Plus que la crise sanitaire, c’est surtout la crise sécuritaire qui explique le faible approvisionnement des marchés à bétail
En cette matinée de jeudi 16 juillet relativement tempérée, un vent frais souffle sur Bamako, la capitale malienne. Les rayons solaires sont à peine visibles. La terre conserve encore l’humidité de la pluie qui a arrosé suffisamment la ville la veille et pendant une bonne partie de la journée. Comme au marché à bétail (Garbal) de Sabalibougou, en Commune V de Bamako, où un mélange de fraîcheur et d’odeur piquante accueille les visiteurs.
Arrêté au milieu de quelques moutuons qui bêlent sporadiquement, le responsable du marché confirme que le parc est moins fourni comparé aux années précédentes. «Nous sommes à deux semaines de la fête de Tabaski, il n’y a pas suffisamment de moutons au niveau du marché. Comme vous pouvez le constater, le marché est presque vide. à la même période, les autres années, il fourmille de caprins et d’ovins», explique Kola Kanssaye.
Le secteur a été durement touché par la crise sanitaire, ajoute l’éleveur. Faute de moyens pour payer assez de nourriture pour les bêtes, certains vendeurs ont préféré attendre la dernière minute parce que le prix de l’aliment-bétail a augmenté ces derniers temps, argumente-t-il. Assurant que le marché sera suffisamment approvisionné d’ici la fête, le responsable du marché ajoute que des convois de marchands de moutons sont en route pour Bamako. Certains d’entre eux continueront sur les pays voisins où la demande est également très forte.
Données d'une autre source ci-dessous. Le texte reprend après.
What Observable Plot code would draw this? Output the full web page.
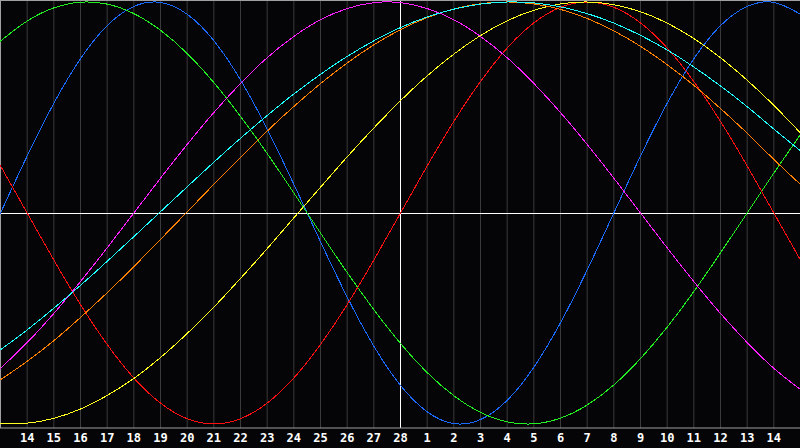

Toute chose qui expliquerait, selon lui, la hausse du prix du mouton de la Tabaski cette année par rapport à l’année précédente.
Notre petite randonnée matinale s’est poursuivie, vers 11 heures, au marché à bétail de Lafiabougou Kôda. En apercevant le véhicule s’approcher, des négociants de moutons viennent à notre rencontre en courant, sautant souvent au-dessus des eaux de ruissellement. «Cherchez vous des animaux ? Moutons, vaches, chèvres, nous en avons de bonnes qualités venues de Nara, Ségou, Sikasso, Mopti et Gao…», lancent-ils en chœur, à l’affût de bonnes affaires.
Passé ce petit temps habituel de séduction, un d’eux avoue. «Présentement, nous n’avons pas assez de moutons sur le marché», explique Oumar Dicko. Rien ne va maintenant dans le commerce de bétail, les clients sont rares. Ces derniers mois, nous avons enregistré énormément de pertes économiques, renchérit le détaillant.
Pour Ousmane Denon, un de ses collègues, c’est l’état actuel du pays qui fait qu’ils ne parviennent plus à se procurer des animaux. Il pointe l’insécurité, les braquages, les accidents, les pannes répétitives dues à l’état chaotique des routes qui coûtent souvent la vie à certains vendeurs de bétail. «Mais tout laisse croire que d’ici la fin de la semaine, certains de nos collaborateurs partis s’approvisionner à Nara, Sikasso, Ségou reviendront», espère-t-il, le regard plein d’espoir.
Au marché à bétail de Faladié (zone aéroportuaire), lassitude et déception se lisent sur les visages de certains commerçants. Assis sous un hangar coiffé de pailles, quatre hommes prennent du thé. Visiblement découragés à cause de la morosité des affaires, ils nous regardent venir à eux sans dire un seul mot, les visages ternes.
Interrogé, le commerçant Nouhoum Dicko dira que leur secteur d’activité est presqu’au bout du gouffre. Cette situation difficile s’explique, selon lui, par plusieurs facteurs : la crise sanitaire, l’incendie survenu en avril dernier au niveau du marché et qui a consumé beaucoup de bétail.
Aussi, ajoute le négociant de mouton, la majeure partie des animaux que nous vendons provient des régions du Nord et de Mopti, précisément de Hombori, Tombouctou, Gao, Bandiagara, Koro et de Bankass.
«Nous avons été contraints, à cause de l’insécurité, les braquages, l’état désastreux des routes, d’abandonner ces localités-là qui produisent pourtant des bêtes de qualité comparées à celles de Nioro et Nara», fulmine Nouhoum Dicko.
À titre d’exemple, il rappelle que le camion qui les transportait de Mopti a été, à la veille de la fête de Ramadan, attaqué par des bandits. Ils ont été dépossédés de tous leurs biens. Certains vendeurs de bétail n’ont plus de sous pour se procurer des animaux, ajoute le quinquagénaire, précisant que c’est ce qui explique l’état d’approvisionnement actuel du marché.